Human Capital, Productivity, and Brexit
by George Hatjoullis
On February 27, 2017, the Ogden Rate was cut from 2.5% to -0.75%. This sent a shock wave through the share prices of UK insurance companies. In practical terms it raises the lump sum compensation payments made by insurance companies and other entities with liability for personal injury (e.g. NHS). Lump sum payments assume a life expectancy and a rate at which payments today can be invested on risk free terms. The rate of 2.5% has long been too high. It is debateable that -0.75% is an appropriate long run rate. The outcome will be higher premiums for policies that pay out on personal injury and greater taxpayer costs where public liability for personal injury is involved (NHS). However, this is only of passing interest.
The Ogden rate reminds us of the importance of interest rates in valuing human capital. The latter is a rather unsavoury and dehumanizing term but nevertheless some version of it is analytically necessary. Human beings are more than their productivity but, unless they can live off the productivity of others, their productivity is a necessary condition for being able to continue as humans. With a population of 7.6 billion people living off the bounty of nature is no longer an option for humanity. Their productivity also sets their standard of living. Low interest rates have raised the value of this productivity. They have raised the value of human capital.
If the correct discount rate for the future income stream of a human is -0.75% then a pound tomorrow is worth more than a pound today. To illustrate, if the discount rate was 1% p.a. then £1 in a year is worth 99p today. You can invest 99p at 1% and receive your pound in a year. If the discount rate is -0.75% then a pound in a year is worth £1.0076 today. You would need this today to achieve £1 in a year at -0.75%. Sounds odd but this is now embedded in the valuation of human capital thanks to Liz Truss. What are the other practical implications?
Clearly, a secure job paying a decent wage is more valuable. Any liability to you based on the wage ( a company pension) is more valuable. Any liability to you from the state aka the taxpayer (a state pension) is more valuable. Even job seekers allowance is more valuable. The lowering of the Ogden rate made everyone richer in terms of the present value of their human capital. Low interest rates have not just raised land prices. They have raised the value of human capital. Wages may not have been rising very fast but the value of those wages has risen more than individuals might explicitly grasp. How is labour market behaviour affected?

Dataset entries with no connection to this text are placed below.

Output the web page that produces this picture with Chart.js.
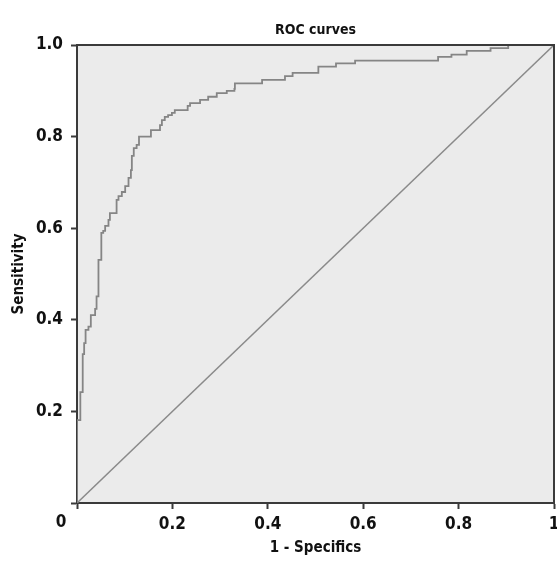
<!DOCTYPE html>
<html>
<head>
<meta charset="utf-8">
<script src="https://cdn.jsdelivr.net/npm/chart.js@4"></script>
<style>
  body { margin: 0; background: #fff; }
  canvas { display: block; }
</style>
</head>
<body>
<canvas id="rocChart" width="557" height="563"></canvas>
<script>
// ROC curve: each point is where the staircase rises (1 - specificity, sensitivity)
const fpr = [0, 0, 0.007, 0.012, 0.015, 0.018, 0.024, 0.029, 0.038, 0.041, 0.045, 0.051, 0.055, 0.059,
  0.066, 0.069, 0.083, 0.087, 0.094, 0.101, 0.108, 0.113, 0.115, 0.119, 0.125, 0.130, 0.155, 0.174,
  0.178, 0.184, 0.191, 0.199, 0.205, 0.232, 0.237, 0.258, 0.275, 0.293, 0.314, 0.330, 0.331, 0.388,
  0.436, 0.452, 0.506, 0.543, 0.583, 0.757, 0.785, 0.817, 0.867, 0.904, 1];
const tpr = [0, 0.181, 0.242, 0.325, 0.349, 0.378, 0.385, 0.410, 0.424, 0.451, 0.531, 0.590, 0.594, 0.605,
  0.618, 0.633, 0.662, 0.670, 0.679, 0.692, 0.710, 0.727, 0.758, 0.775, 0.782, 0.800, 0.814, 0.825,
  0.836, 0.843, 0.847, 0.852, 0.858, 0.867, 0.873, 0.880, 0.887, 0.895, 0.900, 0.904, 0.916, 0.924,
  0.932, 0.939, 0.953, 0.960, 0.966, 0.974, 0.979, 0.987, 0.993, 1.0, 1.0];

// reference line
const refX = [0, 1];
const refY = [0, 1];

const xTickLabels = ['', '0.2', '0.4', '0.6', '0.8', '1'];
const yTickLabels = ['', '0.2', '0.4', '0.6', '0.8', '1.0'];
const originLabel = '0';
const chartTitle = 'ROC curves';

const FONT = "'Liberation Sans Narrow', 'DejaVu Sans Condensed', 'Open Sans', sans-serif";
const AXIS_COLOR = '#3a3a3a';

// plot background, top/right frame, title over the plot and the shared "0" at the corner
const plotFrame = {
    id: 'plotFrame',
    beforeDraw(chart) {
        const a = chart.chartArea;
        const ctx = chart.ctx;
        ctx.save();
        ctx.fillStyle = '#ebebeb';
        ctx.fillRect(a.left, a.top, a.right - a.left, a.bottom - a.top);
        ctx.restore();
    },
    afterDraw(chart) {
        const a = chart.chartArea;
        const ctx = chart.ctx;
        ctx.save();
        ctx.strokeStyle = AXIS_COLOR;
        ctx.lineWidth = 2;
        ctx.beginPath();
        ctx.moveTo(a.left, a.top);
        ctx.lineTo(a.right, a.top);
        ctx.lineTo(a.right, a.bottom);
        ctx.stroke();

        ctx.fillStyle = '#111';
        ctx.textAlign = 'center';
        ctx.textBaseline = 'middle';
        ctx.font = 'bold 17px ' + FONT;
        ctx.fillText(originLabel, a.left - 16, a.bottom + 20);

        ctx.font = 'bold 14px ' + FONT;
        ctx.fillText(chartTitle, (a.left + a.right) / 2, 30);
        ctx.restore();
    }
};

const ctx = document.getElementById('rocChart');
new Chart(ctx, {
    type: 'scatter',
    data: {
        datasets: [
            {
                label: 'ROC',
                data: fpr.map((x, i) => ({ x: x, y: tpr[i] })),
                showLine: true,
                stepped: true,
                borderColor: '#858585',
                borderWidth: 1.8,
                pointRadius: 0
            },
            {
                label: 'Reference',
                data: refX.map((x, i) => ({ x: x, y: refY[i] })),
                showLine: true,
                borderColor: '#8a8a8a',
                borderWidth: 1.5,
                pointRadius: 0
            }
        ]
    },
    options: {
        responsive: false,
        animation: false,
        layout: { padding: { left: 0, right: 3, top: 45, bottom: 0 } },
        plugins: {
            legend: { display: false },
            tooltip: { enabled: false },
            title: { display: false }
        },
        scales: {
            x: {
                type: 'linear',
                min: 0,
                max: 1,
                afterFit: s => { s.height = 60; s.paddingLeft = 0; s.paddingRight = 0; },
                ticks: {
                    stepSize: 0.2,
                    color: '#111',
                    padding: 5,
                    maxRotation: 0,
                    font: { family: FONT, size: 17, weight: 'bold' },
                    callback: (v, i) => xTickLabels[i]
                },
                grid: { drawOnChartArea: false, drawTicks: true, tickLength: 6, tickWidth: 2, color: AXIS_COLOR },
                border: { display: true, color: AXIS_COLOR, width: 2 },
                title: {
                    display: true,
                    text: '1 - Specifics',
                    color: '#111',
                    font: { family: FONT, size: 15, weight: 'bold', lineHeight: 1.25 },
                    padding: { top: 0, bottom: 6 }
                }
            },
            y: {
                type: 'linear',
                min: 0,
                max: 1,
                afterFit: s => { s.width = 77; s.paddingTop = 0; s.paddingBottom = 0; },
                ticks: {
                    stepSize: 0.2,
                    color: '#111',
                    padding: 8,
                    font: { family: FONT, size: 17, weight: 'bold' },
                    callback: (v, i) => yTickLabels[i]
                },
                grid: { drawOnChartArea: false, drawTicks: true, tickLength: 6, tickWidth: 2, color: AXIS_COLOR },
                border: { display: true, color: AXIS_COLOR, width: 2 },
                title: {
                    display: true,
                    text: 'Sensitivity',
                    color: '#111',
                    font: { family: FONT, size: 15, weight: 'bold', lineHeight: 1.25 },
                    padding: { top: 10, bottom: 0 }
                }
            }
        }
    },
    plugins: [plotFrame]
});
</script>
</body>
</html>
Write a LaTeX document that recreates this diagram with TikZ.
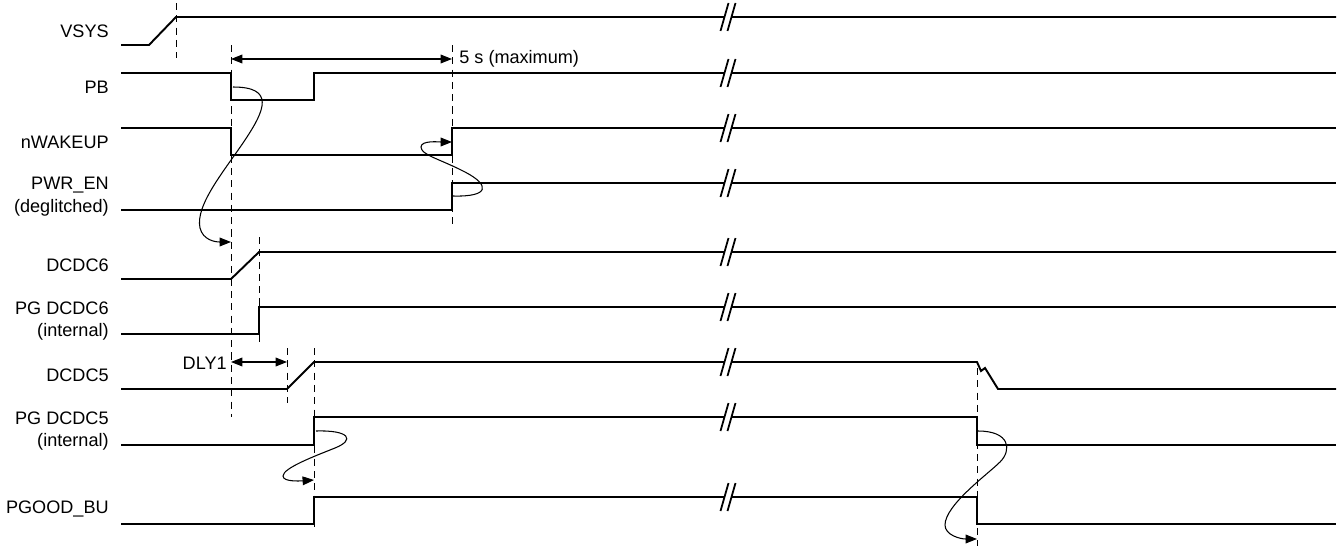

The first thing to note is that the importance of job security is enhanced. In a world of high interest rates risky job behaviour makes more sense if the pay is commensurate. If you earn a lot over a shorter career it is easier to live off savings if real interest rates are high. In a world of negative real interest rates a secure job is worth more than money in the bank. Perhaps this partly explains the mild labour behaviour that is being observed. In a sense, low-interest rates are reinforcing slow wage growth.
The second thing to note is that investment in human capital looks attractive. Of course bad investment is never attractive. Investment that enhances ones employability, pay, and job security is worth considering. Professional qualifications and training payoff better than general education qualifications. Professionalization of a function usually involves a barrier to entry which enhances the prospects of those admitted. This has always been true but takes on a new significance when real interest rates are negative.
The third thing to note is that the higher value of human capital has it corollary in higher costs of employment. Employees have rights which amount to an employer liability. This liability has gone up in value. It is thus inevitable that employers seek to minimise this contingent liability by changing the contractual relationship between employer and employee. The rise of zero-hour contracts and self-employed contractors, and the demise of defined benefit pension schemes, are all aspects of this changing relationship. Low interest rates are not the only explanatory variable but they are a vital part of the explanation.
One of the conundrums of recent years has been measured low productivity in the UK. The technology to save labour is there but has not yet been integrated sufficiently. One of the reasons has been the new contractual relations between employee and employer. Labour is a flexible cost under these arrangements. Employment can be varied with demand and there is no expensive employment liability attached. Artificial intelligence has a high fixed capital cost. It is a bigger commitment and needs more certainty of demand to justify. There is strong social pressure to end the more flexible contractual arrangements between employer and employee. If this happens then the relative attractiveness of artificial intelligence will be enhanced, especially given the now negative discount rate for human capital. Productivity should jump in the UK simply by banning zero-hour contracts and reintroducing employee rights for all. Of course, this will have consequences for employment.
The timing for acting on zero-hours contracts may be propitious. Brexit seems inevitable and a hard one at that. If there is a labour force shock (which is the primary hope of the leave voters) then abolishing zero-hour working and encouraging the introduction of AI working systems may simultaneously improve employee working conditions and productivity with minimal employment costs. This may be a silver lining in the Brexit cloud. The situation is of course much more complex than I have painted here but there is some validity in this outline.